- [Provided material]:
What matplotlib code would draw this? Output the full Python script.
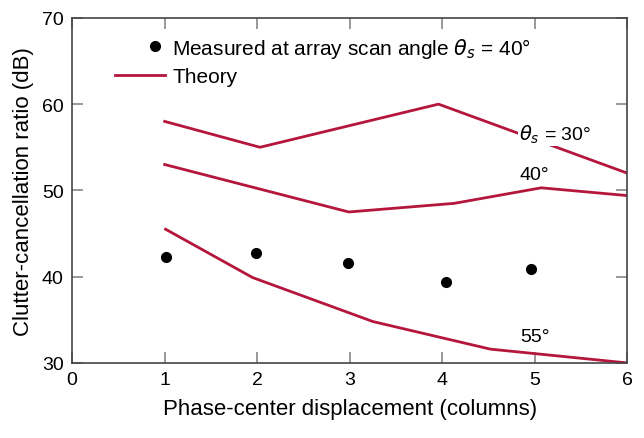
import matplotlib.pyplot as plt
from matplotlib.legend_handler import HandlerLine2D
import numpy as np

plt.rcParams['font.family'] = ['Liberation Sans', 'DejaVu Sans']
plt.rcParams['mathtext.fontset'] = 'dejavusans'

# measured points (array scan angle 40 deg)
meas_x = np.array([1.01, 1.99, 2.98, 4.04, 4.96])
meas_y = np.array([42.25, 42.7, 41.6, 39.4, 40.9])

# theory curves
th30_x = np.array([1.0, 2.03, 3.96, 6.0])
th30_y = np.array([58.0, 55.0, 60.0, 52.0])
th40_x = np.array([1.0, 2.99, 4.13, 5.07, 6.0])
th40_y = np.array([53.0, 47.5, 48.5, 50.3, 49.4])
th55_x = np.array([1.01, 1.95, 3.25, 4.52, 6.0])
th55_y = np.array([45.5, 39.9, 34.8, 31.6, 30.0])

red = '#b5163c'


# legend marker sits near the right end of the handle box
class RightMarker(HandlerLine2D):
    def get_xdata(self, legend, xdescent, ydescent, width, height, fontsize):
        x = [-xdescent + width * 0.8]
        return x, x


fig = plt.figure(figsize=(6.44, 4.39), dpi=100)
ax = fig.add_axes([0.112, 0.171, 0.862, 0.786])

meas, = ax.plot(meas_x, meas_y, 'o', color='black', markersize=7,
                label=r'Measured at array scan angle $\theta_s$ = 40°')
ax.plot(th30_x, th30_y, '-', color=red, lw=2, label='Theory')
ax.plot(th40_x, th40_y, '-', color=red, lw=2)
ax.plot(th55_x, th55_y, '-', color=red, lw=2)

# curve labels (white box breaks the 30 deg line like the original)
ax.text(5.22, 56.6, r'$\theta_s$ = 30°', fontsize=14, ha='center', va='center',
        bbox=dict(facecolor='white', edgecolor='none', pad=1))
ax.text(5.0, 51.9, '40°', fontsize=14, ha='center', va='center')
ax.text(5.0, 33.1, '55°', fontsize=14, ha='center', va='center')

ax.set_xlim(0, 6)
ax.set_ylim(30, 70)
ax.set_xticks(np.arange(0, 7, 1))
ax.set_yticks(np.arange(30, 71, 10))
ax.tick_params(direction='in', length=8, width=1.2, color='#888888',
               top=True, right=True, labelsize=14, pad=6)
for s in ax.spines.values():
    s.set_linewidth(1.2)
    s.set_color('#444444')

ax.set_xlabel('Phase-center displacement (columns)', fontsize=16, labelpad=7)
ax.set_ylabel('Clutter-cancellation ratio (dB)', fontsize=16, labelpad=6)

ax.legend(loc='upper left', bbox_to_anchor=(0.055, 0.985), frameon=False,
          fontsize=15, handlelength=2.4, handletextpad=0.35, labelspacing=0.35,
          numpoints=1, borderaxespad=0.2, handler_map={meas: RightMarker()})

fig.savefig('out.png', dpi=100)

- [Given instruction]:
Write down every line from the opening of the listing to the line with "plt.rcParams['mathtext.fontset'] = 'dejavusans'", both included, and nothing else; the pictures are omitted.

- [The answer]:
What matplotlib code would draw this? Output the full Python script.
import matplotlib.pyplot as plt
from matplotlib.legend_handler import HandlerLine2D
import numpy as np

plt.rcParams['font.family'] = ['Liberation Sans', 'DejaVu Sans']
plt.rcParams['mathtext.fontset'] = 'dejavusans'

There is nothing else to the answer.